* begin Records supplied *

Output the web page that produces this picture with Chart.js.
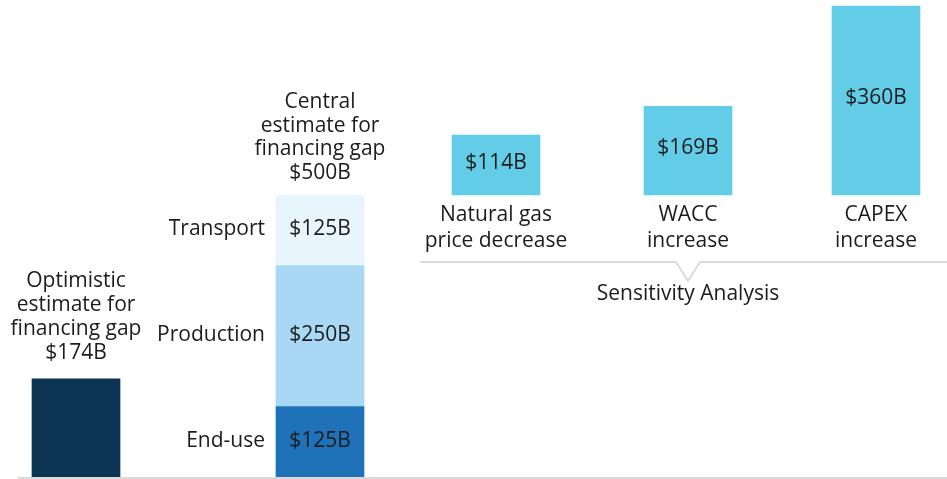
<!DOCTYPE html>
<html>
<head>
<meta charset="utf-8">
<script src="https://cdn.jsdelivr.net/npm/chart.js@4"></script>
<style>
html, body { margin: 0; padding: 0; background: #fff; }
#wrap { width: 947px; height: 479px; position: relative; }
</style>
</head>
<body>
<div id="wrap"><canvas id="myChart"></canvas></div>
<script>
// data
const optimisticTitle = ['Optimistic', 'estimate for', 'financing gap'];
const optimisticValue = 174;

const centralTitle = ['Central', 'estimate for', 'financing gap'];
const centralParts = ['End-use', 'Production', 'Transport'];
const centralValues = [125, 250, 125];

const sensCategories = [['Natural gas', 'price decrease'], ['WACC', 'increase'], ['CAPEX', 'increase']];
const sensValues = [114, 169, 360];
const sensTitle = 'Sensitivity Analysis';

// layout: where each bar sits on the 0..947 x axis
const slotOptimistic = 76;
const slotCentral = 320;
const slotSens = [496, 688, 876];

const navy = '#0b3352';
const centralColors = ['#1f72b8', '#a8d8f3', '#e8f5fc'];
const sensColor = '#63cde8';
const textColor = '#1c1c1c';
const lineColor = '#dadada';
const FONT = '21px "Open Sans"';

const fmt = v => '$' + v + 'B';

// stack the central parts as floating bars
let base = 0;
const centralSets = centralValues.map((v, i) => {
    const seg = [base, base + v];
    base += v;
    return {
        label: centralParts[i],
        data: [{ x: slotCentral, y: seg }],
        backgroundColor: centralColors[i],
        yAxisID: 'y'
    };
});
const centralTotal = base;

const datasets = [
    {
        label: 'Optimistic',
        data: [{ x: slotOptimistic, y: optimisticValue }],
        backgroundColor: navy,
        yAxisID: 'y'
    },
    ...centralSets,
    {
        label: 'Sensitivity',
        data: sensValues.map((v, i) => ({ x: slotSens[i], y: [0, v] })),
        backgroundColor: sensColor,
        yAxisID: 'ys'
    }
];
datasets.forEach(d => {
    d.grouped = false;
    d.barThickness = 88;
    d.borderWidth = 0;
});

function drawLines(ctx, lines, x, yLast, lh) {
    lines.forEach((t, i) => ctx.fillText(t, x, yLast - (lines.length - 1 - i) * lh));
}

const labelPlugin = {
    id: 'labelPlugin',
    afterDatasetsDraw(chart) {
        const ctx = chart.ctx;
        ctx.save();
        ctx.font = FONT;
        ctx.fillStyle = textColor;
        ctx.textAlign = 'center';
        ctx.textBaseline = 'middle';

        // optimistic
        const ob = chart.getDatasetMeta(0).data[0];
        drawLines(ctx, optimisticTitle.concat(fmt(optimisticValue)), ob.x, ob.y - 26, 24);

        // central
        const segs = centralSets.map((d, i) => chart.getDatasetMeta(i + 1).data[0]);
        const top = segs[segs.length - 1];
        drawLines(ctx, centralTitle.concat(fmt(centralTotal)), top.x, top.y - 22, 23.7);
        segs.forEach((s, i) => {
            const cy = (s.y + s.base) / 2 - 1;
            ctx.textAlign = 'center';
            ctx.fillText(fmt(centralValues[i]), s.x, cy);
            ctx.textAlign = 'right';
            ctx.fillText(centralParts[i], s.x - s.width / 2 - 11, cy);
        });
        ctx.textAlign = 'center';

        // sensitivity
        const sm = chart.getDatasetMeta(datasets.length - 1).data;
        sm.forEach((b, i) => {
            ctx.fillText(fmt(sensValues[i]), b.x, (b.y + b.base) / 2 - 2.5);
            sensCategories[i].forEach((t, j) => ctx.fillText(t, b.x, b.base + 20 + j * 26));
        });

        // bracket under the sensitivity group
        const by = sm[0].base + 67;
        const mid = sm[1].x;
        ctx.strokeStyle = lineColor;
        ctx.lineWidth = 2;
        ctx.lineJoin = 'round';
        ctx.beginPath();
        ctx.moveTo(sm[0].x - 76, by);
        ctx.lineTo(mid - 12, by);
        ctx.lineTo(mid, by + 19);
        ctx.lineTo(mid + 12, by);
        ctx.lineTo(chart.width, by);
        ctx.stroke();
        ctx.fillText(sensTitle, mid, by + 32);

        // baseline
        const y0 = chart.scales.y.getPixelForValue(0) + 1;
        ctx.beginPath();
        ctx.moveTo(18, y0);
        ctx.lineTo(chart.width, y0);
        ctx.stroke();
        ctx.restore();
    }
};

const ctx = document.getElementById('myChart').getContext('2d');
const myChart = new Chart(ctx, {
    type: 'bar',
    data: { datasets: datasets },
    options: {
        responsive: true,
        maintainAspectRatio: false,
        animation: false,
        layout: { padding: { left: 0, right: 0, top: 0, bottom: 2 } },
        plugins: {
            legend: { display: false },
            tooltip: { enabled: false }
        },
        scales: {
            x: { type: 'linear', min: 0, max: 947, offset: false, display: false },
            // 0 -> baseline, 500 -> top of the central bar
            y: { min: 0, max: 845.7, display: false },
            // sensitivity bars sit on their own scale, floating above the central bar top
            ys: { position: 'right', min: -537.1, max: 371.4, display: false }
        }
    },
    plugins: [labelPlugin]
});
</script>
</body>
</html>
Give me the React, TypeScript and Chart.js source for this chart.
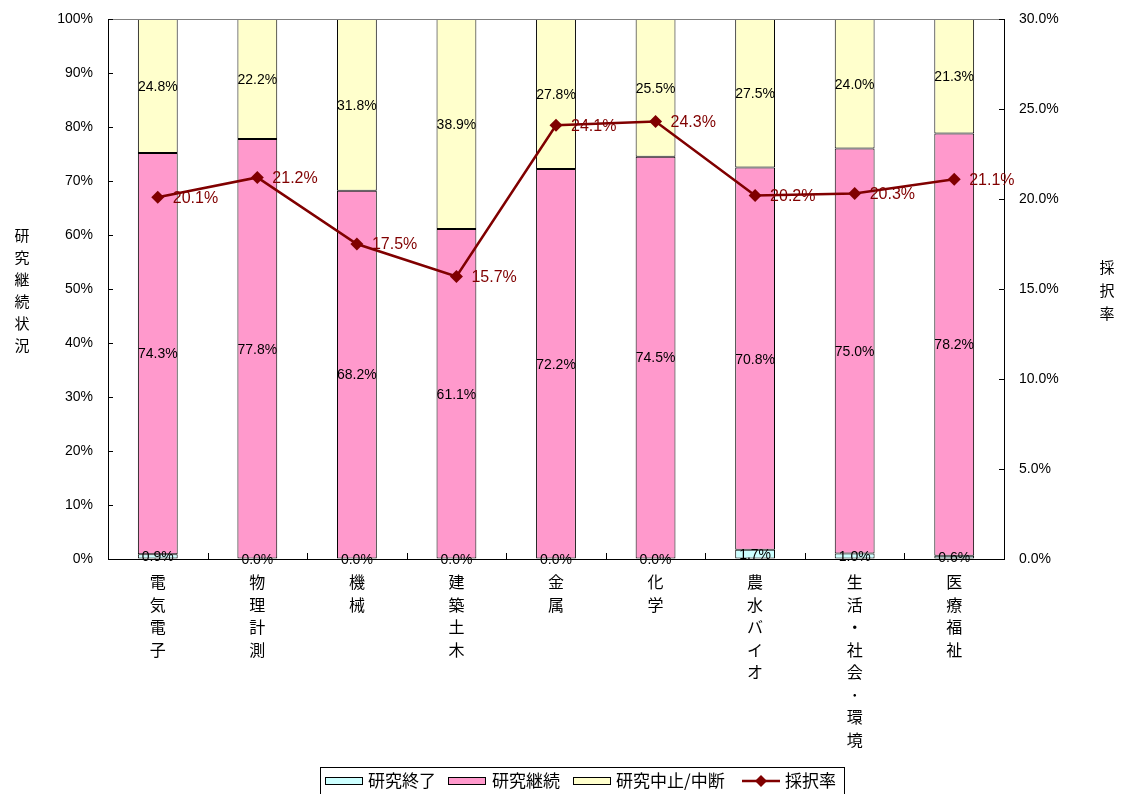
import React, { useEffect, useRef } from 'react';
import { Chart, registerables } from 'chart.js';

Chart.register(...registerables);

// Research fields (drawn as vertical text under each bar)
const categories = [
  '電気電子',
  '物理計測',
  '機械',
  '建築土木',
  '金属',
  '化学',
  '農水バイオ',
  '生活・社会･環境',
  '医療福祉',
];

// Research status shares (%)
const finished = [0.9, 0.0, 0.0, 0.0, 0.0, 0.0, 1.7, 1.0, 0.6];
const continuing = [74.3, 77.8, 68.2, 61.1, 72.2, 74.5, 70.8, 75.0, 78.2];
const stopped = [24.8, 22.2, 31.8, 38.9, 27.8, 25.5, 27.5, 24.0, 21.3];

// Adoption rate (%), right axis
const adoptionRate = [20.1, 21.2, 17.5, 15.7, 24.1, 24.3, 20.2, 20.3, 21.1];

const seriesNames = ['研究終了', '研究継続', '研究中止/中断', '採択率'];
const leftTitle = '研究継続状況';
const rightTitle = '採択率';

const leftAxis = { min: 0, max: 100, step: 10 };
const rightAxis = { min: 0, max: 30, step: 5 };

const LATIN = "'Liberation Sans', 'Noto Sans CJK JP', sans-serif";
const CJK = "'Noto Sans CJK JP', 'Liberation Sans', sans-serif";
const LINE_COLOR = '#800000';

const decorPlugin = {
  id: 'decor',
  afterDatasetDraw(chart: any, args: any) {
    const ds = chart.data.datasets[args.index];
    const ctx = chart.ctx;
    ctx.save();
    if (ds.type === 'line') {
      ctx.font = `16px ${LATIN}`;
      ctx.fillStyle = LINE_COLOR;
      ctx.textAlign = 'left';
      ctx.textBaseline = 'middle';
      args.meta.data.forEach((el: any, j: number) => {
        const { x, y } = el.getProps(['x', 'y'], true);
        ctx.fillText(`${ds.data[j].toFixed(1)}%`, x + 15, y + 1);
      });
    } else {
      ctx.font = `14px ${LATIN}`;
      ctx.fillStyle = '#000';
      ctx.textAlign = 'center';
      ctx.textBaseline = 'middle';
      args.meta.data.forEach((el: any, j: number) => {
        const { x, y, base } = el.getProps(['x', 'y', 'base'], true);
        ctx.fillText(`${ds.data[j].toFixed(1)}%`, x, (y + base) / 2 + 1);
      });
    }
    ctx.restore();
  },
  afterDraw(chart: any) {
    const ctx = chart.ctx;
    const area = chart.chartArea;
    const xs = chart.scales.x;
    const ys = chart.scales.y;
    const y1 = chart.scales.y1;
    ctx.save();

    // top edge of the plot frame
    ctx.strokeStyle = '#808080';
    ctx.lineWidth = 1;
    ctx.beginPath();
    ctx.moveTo(area.left, Math.round(area.top) + 0.5);
    ctx.lineTo(area.right, Math.round(area.top) + 0.5);
    ctx.stroke();

    // inward tick marks
    ctx.strokeStyle = '#000';
    ctx.beginPath();
    ys.ticks.forEach((t: any) => {
      const py = Math.round(ys.getPixelForValue(t.value)) + 0.5;
      ctx.moveTo(area.left, py);
      ctx.lineTo(area.left + 5, py);
    });
    y1.ticks.forEach((t: any) => {
      const py = Math.round(y1.getPixelForValue(t.value)) + 0.5;
      ctx.moveTo(area.right - 5, py);
      ctx.lineTo(area.right, py);
    });
    const step = xs.getPixelForValue(1) - xs.getPixelForValue(0);
    for (let i = 0; i < categories.length - 1; i++) {
      const px = Math.round(xs.getPixelForValue(i) + step / 2) + 0.5;
      ctx.moveTo(px, area.bottom - 6);
      ctx.lineTo(px, area.bottom);
    }
    ctx.stroke();

    // vertical category labels
    ctx.fillStyle = '#000';
    ctx.font = `16px ${CJK}`;
    ctx.textAlign = 'center';
    ctx.textBaseline = 'middle';
    categories.forEach((name, i) => {
      const px = xs.getPixelForValue(i);
      Array.from(name).forEach((ch, k) => {
        ctx.fillText(ch, px, area.bottom + 23 + k * 22.5);
      });
    });

    // axis titles
    ctx.font = `15px ${CJK}`;
    Array.from(leftTitle).forEach((ch, k) => {
      ctx.fillText(ch, 22, 235 + k * 22);
    });
    Array.from(rightTitle).forEach((ch, k) => {
      ctx.fillText(ch, 1107, 267 + k * 23);
    });

    // legend
    const ds = chart.data.datasets;
    ctx.strokeStyle = '#000';
    ctx.lineWidth = 1;
    ctx.strokeRect(320.5, 767.5, 524, 40);
    ctx.font = `17px ${CJK}`;
    ctx.textAlign = 'left';
    const cy = 781;
    const swatchX = [325, 448, 573];
    const textX = [368, 492, 616];
    for (let i = 0; i < 3; i++) {
      ctx.fillStyle = ds[i].backgroundColor;
      ctx.fillRect(swatchX[i] + 0.5, cy - 3.5, 37, 7);
      ctx.strokeRect(swatchX[i] + 0.5, cy - 3.5, 37, 7);
      ctx.fillStyle = '#000';
      ctx.fillText(seriesNames[i], textX[i], cy);
    }
    ctx.strokeStyle = LINE_COLOR;
    ctx.lineWidth = 2.5;
    ctx.beginPath();
    ctx.moveTo(742, cy);
    ctx.lineTo(780, cy);
    ctx.stroke();
    ctx.fillStyle = LINE_COLOR;
    ctx.beginPath();
    ctx.moveTo(761, cy - 6);
    ctx.lineTo(767, cy);
    ctx.lineTo(761, cy + 6);
    ctx.lineTo(755, cy);
    ctx.closePath();
    ctx.fill();
    ctx.fillStyle = '#000';
    ctx.fillText(seriesNames[3], 785, cy);

    ctx.restore();
  },
};

// fixed axis box sizes so the plot area sits where intended
const fixWidth = (w: number) => (s: any) => {
  s.width = w;
  s.paddingTop = 0;
  s.paddingBottom = 0;
};

export default function App() {
  const canvasRef = useRef<HTMLCanvasElement | null>(null);

  useEffect(() => {
    const canvas = canvasRef.current;
    if (!canvas) return;
    const barCommon = {
      type: 'bar' as const,
      borderColor: '#000',
      borderWidth: 1,
      borderSkipped: false,
      barPercentage: 0.4,
      categoryPercentage: 1,
      yAxisID: 'y',
      order: 1,
    };
    const chart = new Chart(canvas, {
      type: 'bar',
      data: {
        labels: categories,
        datasets: [
          { ...barCommon, label: seriesNames[0], data: finished, backgroundColor: '#CCFFFF' },
          { ...barCommon, label: seriesNames[1], data: continuing, backgroundColor: '#FF99CC' },
          { ...barCommon, label: seriesNames[2], data: stopped, backgroundColor: '#FFFFCC' },
          {
            type: 'line',
            label: seriesNames[3],
            data: adoptionRate,
            yAxisID: 'y1',
            borderColor: LINE_COLOR,
            backgroundColor: LINE_COLOR,
            borderWidth: 2.5,
            pointStyle: 'rectRot',
            pointRadius: 6.5,
            pointBackgroundColor: LINE_COLOR,
            pointBorderColor: LINE_COLOR,
            pointBorderWidth: 0,
            tension: 0,
            order: 0,
          } as any,
        ],
      },
      options: {
        responsive: false,
        animation: false,
        devicePixelRatio: 1,
        layout: { padding: { top: 19, left: 0, right: 0, bottom: 0 } },
        plugins: {
          legend: { display: false },
          tooltip: { enabled: false },
        },
        scales: {
          x: {
            stacked: true,
            grid: { display: false },
            ticks: { display: false },
            border: { display: true, color: '#000', width: 1 },
            afterFit: (s: any) => {
              s.height = 235;
            },
          },
          y: {
            position: 'left',
            stacked: true,
            min: leftAxis.min,
            max: leftAxis.max,
            ticks: {
              stepSize: leftAxis.step,
              padding: 15,
              color: '#000',
              font: { family: LATIN, size: 14 },
              callback: (v: any) => `${v}%`,
            },
            grid: { drawOnChartArea: false, drawTicks: false },
            border: { display: true, color: '#000', width: 1 },
            afterFit: fixWidth(108),
          },
          y1: {
            position: 'right',
            min: rightAxis.min,
            max: rightAxis.max,
            ticks: {
              stepSize: rightAxis.step,
              padding: 15,
              color: '#000',
              font: { family: LATIN, size: 14 },
              callback: (v: any) => `${Number(v).toFixed(1)}%`,
            },
            grid: { drawOnChartArea: false, drawTicks: false },
            border: { display: true, color: '#000', width: 1 },
            afterFit: fixWidth(117),
          },
        },
      } as any,
      plugins: [decorPlugin],
    });
    return () => chart.destroy();
  }, []);

  return (
    <div style={{ position: 'fixed', left: 0, top: 0, width: 1121, height: 794, background: '#fff' }}>
      <canvas ref={canvasRef} width={1121} height={794} style={{ display: 'block' }} />
    </div>
  );
}
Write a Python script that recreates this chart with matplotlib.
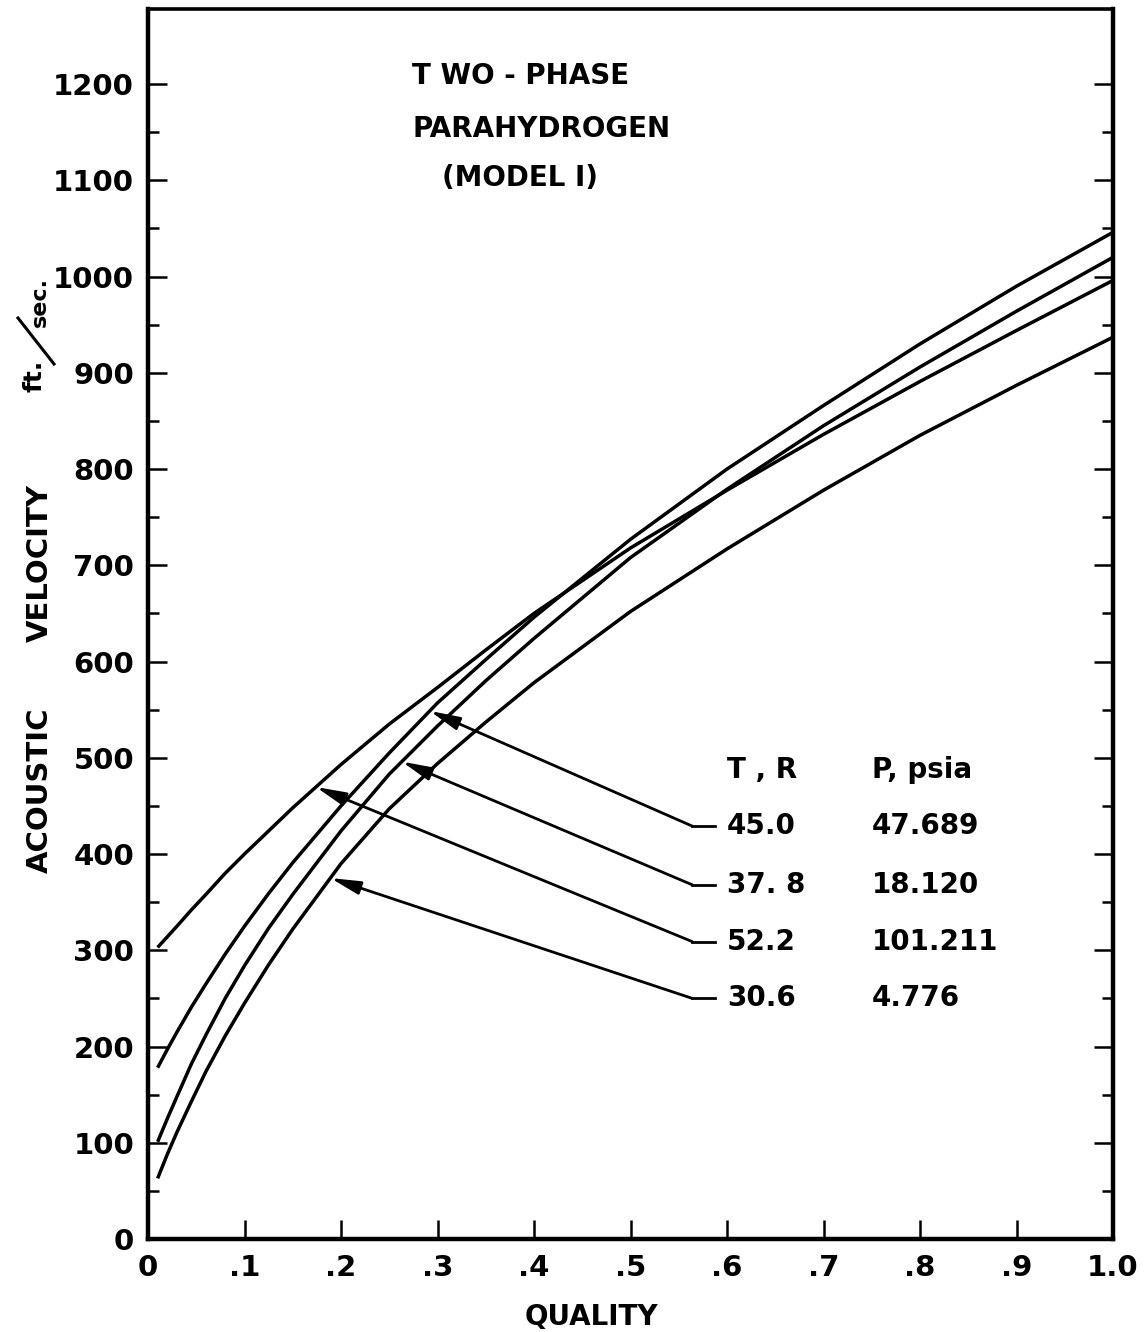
import matplotlib
matplotlib.use("Agg")
import matplotlib.pyplot as plt
import numpy as np
from matplotlib.lines import Line2D

# quality points
quality = [0.01, 0.02, 0.03, 0.045, 0.06, 0.08, 0.1, 0.125, 0.15, 0.2,
           0.25, 0.3, 0.35, 0.4, 0.5, 0.6, 0.7, 0.8, 0.9, 1.0]

# acoustic velocity, ft/sec, one list per isotherm
vel_52_2 = [303, 314, 325, 342, 358, 380, 400, 424, 448, 493,
            535, 573, 612, 650, 718, 778, 836, 891, 944, 996]
vel_45_0 = [178, 197, 215, 241, 265, 296, 325, 359, 391, 450,
            505, 557, 602, 646, 727, 800, 866, 930, 990, 1046]
vel_37_8 = [101, 125, 148, 182, 212, 250, 284, 323, 358, 424,
            483, 533, 580, 624, 708, 779, 845, 906, 964, 1020]
vel_30_6 = [63, 88, 111, 143, 174, 211, 245, 285, 322, 390,
            447, 494, 537, 578, 652, 717, 778, 835, 887, 937]

# label table, in the order it is printed
temps = ["45.0", "37. 8", "52.2", "30.6"]
pressures = ["47.689", "18.120", "101.211", "4.776"]
curves = [vel_45_0, vel_37_8, vel_52_2, vel_30_6]
arrow_q = [0.292, 0.263, 0.174, 0.189]   # where each arrow hits its curve
row_v = [429, 368, 309, 250]             # label rows, in velocity units

x_ticks = [0, 0.1, 0.2, 0.3, 0.4, 0.5, 0.6, 0.7, 0.8, 0.9, 1.0]
x_tick_labels = ["0", ".1", ".2", ".3", ".4", ".5", ".6", ".7", ".8", ".9", "1.0"]
y_ticks = list(range(0, 1300, 100))

FONT = "DejaVu Sans"
plt.rcParams["font.family"] = FONT
plt.rcParams["font.weight"] = "bold"

fig = plt.figure(figsize=(11.46, 13.32), dpi=100)
ax = fig.add_axes([148 / 1146, 1 - 1239 / 1332, 965 / 1146, 1230 / 1332])

for v in [vel_52_2, vel_45_0, vel_37_8, vel_30_6]:
    ax.plot(quality, v, color="black", lw=2.5, solid_capstyle="butt")

ax.set_xlim(0, 1.0)
ax.set_ylim(0, 1278)

ax.set_xticks(x_ticks)
ax.set_xticklabels(x_tick_labels)
ax.set_yticks(y_ticks)
ax.set_yticks(list(range(50, 1200, 100)), minor=True)

ax.tick_params(axis="x", which="major", direction="in", length=14, width=1.8,
               top=False, bottom=True, labelsize=21, pad=11)
ax.tick_params(axis="y", which="major", direction="in", length=14, width=1.8,
               left=True, right=True, labelsize=21, pad=10)
ax.tick_params(axis="y", which="minor", direction="in", length=8, width=1.8,
               left=True, right=True)
for lab in ax.get_xticklabels() + ax.get_yticklabels():
    lab.set_fontweight("bold")

for s in ["left", "bottom", "right"]:
    ax.spines[s].set_linewidth(3.2)
ax.spines["top"].set_linewidth(2.6)

# title block
ax.text(0.274, 1208, "T WO - PHASE", fontsize=20, ha="left", va="center")
ax.text(0.274, 1153, "PARAHYDROGEN", fontsize=20, ha="left", va="center")
ax.text(0.305, 1102, "(MODEL I)", fontsize=20, ha="left", va="center")

# label table with leader arrows
ax.text(0.600, 487, "T , R", fontsize=20, ha="left", va="center")
ax.text(0.750, 487, "P, psia", fontsize=20, ha="left", va="center")
for t, p, c, q, r in zip(temps, pressures, curves, arrow_q, row_v):
    ax.text(0.600, r, t, fontsize=20, ha="left", va="center")
    ax.text(0.750, r, p, fontsize=20, ha="left", va="center")
    ax.plot([0.564, 0.588], [r, r], color="black", lw=2.0)
    tip = np.interp(q, quality, c)
    ax.annotate("", xy=(q, tip), xytext=(0.564, r),
                arrowprops=dict(arrowstyle="-|>,head_length=0.9,head_width=0.2",
                                mutation_scale=20, color="black", lw=2.0,
                                shrinkA=0, shrinkB=0))

# axis titles
fig.text(591 / 1146, 1 - 1317 / 1332, "QUALITY", fontsize=20, ha="center", va="center")
fig.text(40 / 1146, 1 - 790 / 1332, "ACOUSTIC", fontsize=21, rotation=90,
         ha="center", va="center")
fig.text(40 / 1146, 1 - 563 / 1332, "VELOCITY", fontsize=21, rotation=90,
         ha="center", va="center")
fig.text(34 / 1146, 1 - 376 / 1332, "ft.", fontsize=18, rotation=90,
         ha="center", va="center")
fig.text(40 / 1146, 1 - 302 / 1332, "sec.", fontsize=16, rotation=90,
         ha="center", va="center")
fig.add_artist(Line2D([18 / 1146, 54 / 1146], [1 - 318 / 1332, 1 - 364 / 1332],
                      color="black", lw=2.2))

fig.savefig("out.png", dpi=100, facecolor="white")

* end Records supplied *

▶ [The request]
Your first line is the one with "Write a Python", and your last is the one with "447, 494, 537, 578, 652, 717, 778, 835, 887, 937]". Copy those and every line between them exactly, without any pictures.

▶ [Solved problem]
Write a Python script that recreates this chart with matplotlib.
import matplotlib
matplotlib.use("Agg")
import matplotlib.pyplot as plt
import numpy as np
from matplotlib.lines import Line2D

# quality points
quality = [0.01, 0.02, 0.03, 0.045, 0.06, 0.08, 0.1, 0.125, 0.15, 0.2,
           0.25, 0.3, 0.35, 0.4, 0.5, 0.6, 0.7, 0.8, 0.9, 1.0]

# acoustic velocity, ft/sec, one list per isotherm
vel_52_2 = [303, 314, 325, 342, 358, 380, 400, 424, 448, 493,
            535, 573, 612, 650, 718, 778, 836, 891, 944, 996]
vel_45_0 = [178, 197, 215, 241, 265, 296, 325, 359, 391, 450,
            505, 557, 602, 646, 727, 800, 866, 930, 990, 1046]
vel_37_8 = [101, 125, 148, 182, 212, 250, 284, 323, 358, 424,
            483, 533, 580, 624, 708, 779, 845, 906, 964, 1020]
vel_30_6 = [63, 88, 111, 143, 174, 211, 245, 285, 322, 390,
            447, 494, 537, 578, 652, 717, 778, 835, 887, 937]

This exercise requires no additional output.